I myself called out those who suggested that Rabbi Harcztark had no right to set a policy for two girls within his own school. I saw it as a local issue and not as a communal psak. The response that followed showed that this was no longer a local issue but a communal one. There was good reason to think that this would be the latest litmus test for being a true Modern Orthodox Jew. Once it became a communal issue, it was no longer about a principal's role with his school. It became a question as to whether this could and should become an acceptable practice in the observant community. At that moment, the technical issues fell away and the larger issue of incorporating a practice that comes from the Conservative Movement, which, as a movement, can no longer claim a serious commitment to halacha, came into play.
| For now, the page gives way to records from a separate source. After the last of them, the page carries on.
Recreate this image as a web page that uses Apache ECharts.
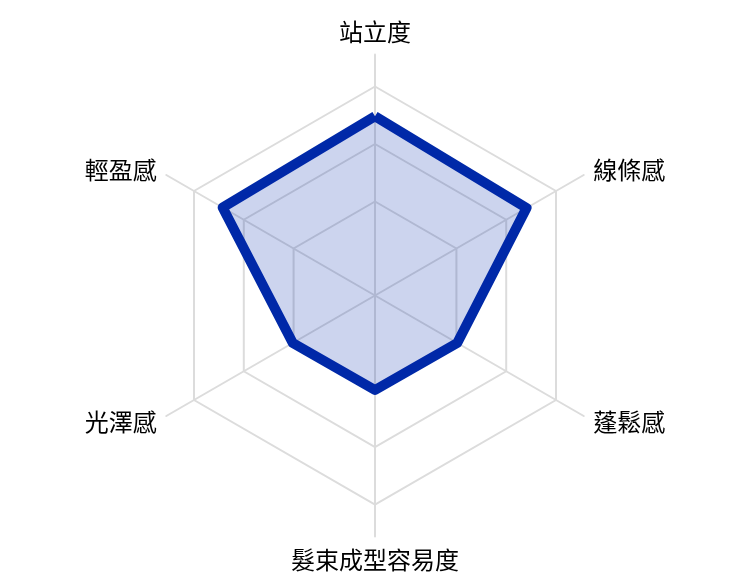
<!DOCTYPE html>
<html>
<head>
<meta charset="utf-8">
<script src="https://cdn.jsdelivr.net/npm/echarts@6/dist/echarts.min.js"></script>
<style>
  html, body { margin: 0; padding: 0; background: #fff; }
  #chart { width: 750px; height: 586px; }
</style>
</head>
<body>
<div id="chart"></div>
<script>
// 指標（從頂部開始，逆時針）
var indicatorNames = ['站立度', '輕盈感', '光澤感', '髮束成型容易度', '蓬鬆感', '線條感'];
var indicatorMax = 100;
var scoreValues = [74.4, 73, 39.4, 39.2, 39.4, 72.6];
// 網格圈的半徑（像素）
var ringRadii = [94, 151.5, 209];

var center = [375, 295.5];
var outerRadius = 241;

var indicators = indicatorNames.map(function (n) {
  return { name: n, min: 0, max: indicatorMax };
});

var radars = [{
  center: center,
  radius: outerRadius,
  startAngle: 90,
  shape: 'polygon',
  indicator: indicators,
  axisName: {
    color: '#000',
    fontSize: 24,
    fontFamily: 'Noto Sans CJK TC'
  },
  nameGap: 11,
  axisLine: { lineStyle: { color: '#dcdcdc', width: 2 } },
  splitLine: { show: false },
  splitArea: { show: false }
}];

// 每個網格圈用一個只畫外框的 radar
ringRadii.forEach(function (r) {
  radars.push({
    center: center,
    radius: r,
    startAngle: 90,
    shape: 'polygon',
    splitNumber: 1,
    indicator: indicatorNames.map(function () { return { name: '', min: 0, max: indicatorMax }; }),
    axisName: { show: false },
    axisLine: { show: false },
    splitLine: { lineStyle: { color: '#dcdcdc', width: 2 } },
    splitArea: { show: false }
  });
});

var chart = echarts.init(document.getElementById('chart'));
chart.setOption({
  backgroundColor: '#fff',
  animation: false,
  radar: radars,
  series: [{
    type: 'radar',
    radarIndex: 0,
    symbol: 'none',
    lineStyle: { color: '#0029a8', width: 10, join: 'round' },
    areaStyle: { color: '#0029a8', opacity: 0.2 },
    data: [{ value: scoreValues }]
  }]
});
</script>
</body>
</html>
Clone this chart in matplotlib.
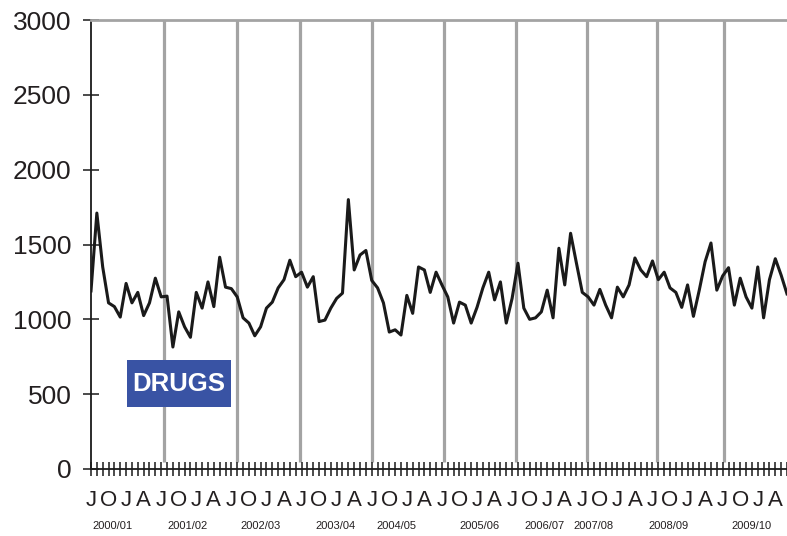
import matplotlib
matplotlib.use("Agg")
import matplotlib.pyplot as plt
from matplotlib.patches import Rectangle
from matplotlib.transforms import blended_transform_factory

plt.rcParams['font.family'] = ['Liberation Sans', 'DejaVu Sans']

# monthly counts, July 2000 .. June 2010
drugs = [1190, 1710, 1350, 1110, 1085, 1015, 1240, 1110, 1180, 1025, 1110, 1275,
         1150, 1155, 815, 1050, 950, 880, 1180, 1075, 1250, 1085, 1415, 1215,
         1205, 1150, 1010, 975, 890, 950, 1075, 1115, 1210, 1265, 1395, 1285,
         1315, 1215, 1285, 985, 995, 1075, 1140, 1175, 1800, 1330, 1430, 1460,
         1260, 1210, 1110, 915, 930, 895, 1160, 1040, 1350, 1330, 1180, 1315,
         1230, 1150, 975, 1115, 1095, 975, 1080, 1210, 1315, 1130, 1250, 975,
         1140, 1375, 1075, 1000, 1010, 1050, 1195, 1010, 1475, 1230, 1575, 1375,
         1180, 1150, 1095, 1200, 1095, 1010, 1215, 1150, 1230, 1410, 1330, 1285,
         1390, 1265, 1315, 1210, 1180, 1080, 1230, 1020, 1195, 1385, 1510, 1195,
         1290, 1345, 1095, 1275, 1150, 1075, 1350, 1010, 1265, 1405, 1295, 1170]
months = list(range(len(drugs)))

quarter_letters = ["J", "O", "J", "A"]
years = ["2000/01", "2001/02", "2002/03", "2003/04", "2004/05",
         "2005/06", "2006/07", "2007/08", "2008/09", "2009/10"]
year_label_pos = [3.75, 16.5, 29.0, 41.8, 52.2, 66.4, 77.5, 86.0, 98.8, 112.9]
dividers = [12.46, 24.9, 35.7, 48.1, 60.4, 72.7, 84.8, 96.8, 108.2]

fig = plt.figure(figsize=(7.87, 5.36), dpi=100)
ax = fig.add_axes([91 / 787, 1 - 469 / 536, 1 - 91 / 787, 449 / 536])

grey = '#a3a3a3'
ax.vlines(dividers, 47, 3000, colors=grey, linewidth=2.3, zorder=1)
ax.plot(months, drugs, color='#1a1a1a', linewidth=2.2,
        solid_joinstyle='round', zorder=3)

ax.set_xlim(0, 118.8)
ax.set_ylim(0, 3000)

ax.spines['right'].set_visible(False)
ax.spines['top'].set_color(grey)
ax.spines['top'].set_linewidth(2.0)
ax.spines['left'].set_linewidth(1.3)
ax.spines['bottom'].set_linewidth(1.3)
ax.spines['left'].set_color('#1a1a1a')
ax.spines['bottom'].set_color('#1a1a1a')

ax.set_yticks(range(0, 3001, 500))
ax.tick_params(axis='y', direction='inout', length=12, width=1.1,
               labelsize=19, pad=8, colors='#1a1a1a', labelcolor='#231f20')

ax.set_xticks(months[::3])
ax.set_xticklabels([quarter_letters[i % 4] for i in range(len(months[::3]))])
ax.set_xticks(months, minor=True)
ax.tick_params(axis='x', which='both', direction='inout', length=10, width=1.1,
               colors='#1a1a1a')
ax.tick_params(axis='x', which='major', labelsize=16, pad=10,
               labelcolor='#231f20')

trans = blended_transform_factory(ax.transData, ax.transAxes)
for pos, lab in zip(year_label_pos, years):
    ax.text(pos, -0.127, lab, transform=trans, ha='center', va='center',
            fontsize=8, color='#231f20', clip_on=False)

ax.add_patch(Rectangle((0.0517, 0.138), 0.1494, 0.1047, transform=ax.transAxes,
                       facecolor='#3953a4', edgecolor='none', zorder=4))
ax.text(0.0517 + 0.1494 / 2, 0.138 + 0.1047 / 2, "DRUGS", transform=ax.transAxes,
        ha='center', va='center', color='white', fontsize=18.5,
        fontweight='bold', zorder=5)

fig.savefig("out.png", dpi=100)
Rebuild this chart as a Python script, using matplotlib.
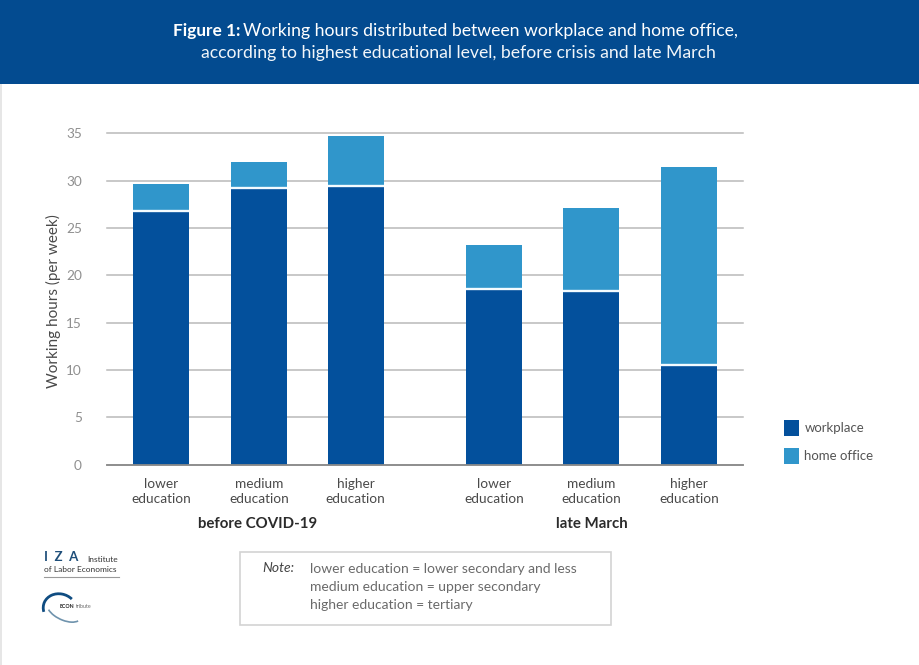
import matplotlib
matplotlib.use("Agg")
import matplotlib.pyplot as plt
from matplotlib.patches import Rectangle, Arc

plt.rcParams['font.family'] = ['Lato', 'DejaVu Sans']

W, H = 920, 665
categories = ["lower\neducation", "medium\neducation", "higher\neducation"] * 2
workplace = [26.8, 29.2, 29.5, 18.6, 18.3, 10.5]
home_office = [2.9, 2.8, 5.2, 4.6, 8.8, 21.0]
positions = [0, 1, 1.99, 3.41, 4.4, 5.4]
yticks = [0, 5, 10, 15, 20, 25, 30, 35]
groups = ["before COVID-19", "late March"]
series_names = ["workplace", "home office"]
DARK, LIGHT, BAND = "#03509c", "#3096cb", "#034b90"
GRID, TXT, TICK = "#b9b9b9", "#4a4a4a", "#8f8f8f"

fig = plt.figure(figsize=(W / 100, H / 100), dpi=100, facecolor="white")

def px(x, y):
    return x / W, 1 - y / H

def ftext(x, y, s, **kw):
    fx, fy = px(x, y)
    return fig.text(fx, fy, s, **kw)

# header band
fig.add_artist(Rectangle((0, 1 - 84 / H), 1, 84 / H, transform=fig.transFigure, color=BAND, lw=0))
fig.add_artist(Rectangle((0, 0), 2 / W, 1 - 84 / H, transform=fig.transFigure, color="#e6e6e6", lw=0))
ftext(173, 31, "Figure 1:", color="white", fontsize=12.4, fontweight="bold", va="center", ha="left")
ftext(243, 31, "Working hours distributed between workplace and home office,", color="white",
      fontsize=12.7, va="center", ha="left")
ftext(458, 53, "according to highest educational level, before crisis and late March", color="#f2f6fa",
      fontsize=12.7, va="center", ha="center")

# axes
ax = fig.add_axes([107 / W, 1 - 464.5 / H, (743 - 107) / W, (464.5 - 133.5) / H])
ax.set_xlim(-0.552, 5.952)
ax.set_ylim(0, 35)
ax.set_yticks(yticks)
ax.set_xticks(positions)
ax.set_xticklabels(categories, fontsize=9.8, color=TXT, linespacing=1.25)
ax.tick_params(axis="x", length=0, pad=10)
ax.tick_params(axis="y", length=0, pad=18, labelsize=9.8, labelcolor=TICK)
ax.grid(axis="y", color=GRID, lw=1.1, zorder=0, clip_on=False)
ax.set_axisbelow(True)
for s in ["top", "right", "left"]:
    ax.spines[s].set_visible(False)
ax.spines["bottom"].set_color("#8a8a8a")
ax.spines["bottom"].set_linewidth(1.3)
ax.patch.set_alpha(0)

bw = 0.573
ax.bar(positions, workplace, width=bw, color=DARK, lw=0, zorder=2)
ax.bar(positions, home_office, width=bw, bottom=workplace, color=LIGHT, lw=0, zorder=2)
for x, v in zip(positions, workplace):
    ax.plot([x - bw / 2, x + bw / 2], [v, v], color="#f4fbff", lw=1.7, zorder=3, solid_capstyle="butt")

ftext(53, 301, "Working hours (per week)", rotation=90, fontsize=11, color=TXT, va="center", ha="center")
ftext(258, 524.5, groups[0], fontsize=10.8, fontweight="bold", color="#2b2b2b", va="center", ha="center")
ftext(592, 524.5, groups[1], fontsize=10.8, fontweight="bold", color="#2b2b2b", va="center", ha="center")

# legend
for y, c, name in [(428, DARK, series_names[0]), (456, LIGHT, series_names[1])]:
    fig.add_artist(Rectangle(px(784, y + 8), 15 / W, 16 / H, transform=fig.transFigure, color=c, lw=0))
    ftext(804.5, y + 0.5, name, fontsize=9.5, color="#555555", va="center", ha="left")

# note box
fig.add_artist(Rectangle(px(240, 625), (611 - 240) / W, (625 - 552) / H, transform=fig.transFigure,
                         fc="white", ec="#d3d3d3", lw=1.2))
ftext(262, 568.5, "Note:", fontsize=10, style="italic", color="#444444", va="center", ha="left")
for y, s in zip([569, 587, 605], ["lower education = lower secondary and less",
                                  "medium education = upper secondary",
                                  "higher education = tertiary"]):
    ftext(310, y, s, fontsize=10, color="#6a6a6a", va="center", ha="left")

# logos
ftext(44, 557, "I  Z  A", fontsize=9.5, fontweight="bold", color="#1f4f7a", va="center", ha="left")
ftext(87, 559, "Institute", fontsize=6, color="#333333", va="center", ha="left")
ftext(44, 570, "of Labor Economics", fontsize=6, color="#333333", va="center", ha="left")
fig.add_artist(plt.Line2D([44 / W, 119 / W], [1 - 576.5 / H] * 2, color="#9a9a9a", lw=0.8))
ftext(60, 607, "ECON", fontsize=3.8, fontweight="bold", color="#222222", va="center", ha="left")
ftext(76, 607, "tribute", fontsize=3.8, color="#666666", va="center", ha="left")
logo = fig.add_axes([40 / W, 1 - 628 / H, 48 / W, 36 / H])
logo.set_xlim(40, 88); logo.set_ylim(628, 592); logo.axis("off"); logo.patch.set_alpha(0)
logo.add_patch(Arc((60, 609), 34, 30, angle=20, theta1=150, theta2=300, color="#0f4c81", lw=2))
logo.add_patch(Arc((64, 611), 36, 18, angle=25, theta1=10, theta2=160, color="#6f93ad", lw=1.2))

fig.savefig("out.png", dpi=100, facecolor="white")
Rav Schachter saw it as an issue that falls into the halachic category yehareg ve'al yaavor, a category for practices which are so egregious as to threaten the Torah system. Who may I ask, is qualified to make such a decision? Rabbi Yuter? A shul Rav? Certainly it should be someone with the shoulders to make such a broad evaluation for the observant community. Rav Schachter would not claim that he alone may do so. He would correctly claim that it falls to those of his level and not to one who possesses the latest version of the Bar-Ilan CD.
Rav Schachter has not placed himself over a community. Rabbi Yuter has attempted to place himself over Rav Schachter. I leave it to the hundreds of shul rabbis and thousands of laymen, who turn with their most serious halachic issues to rabbis like Rav Schachter, to determine which of these rabbis has a better claim of how halacha works.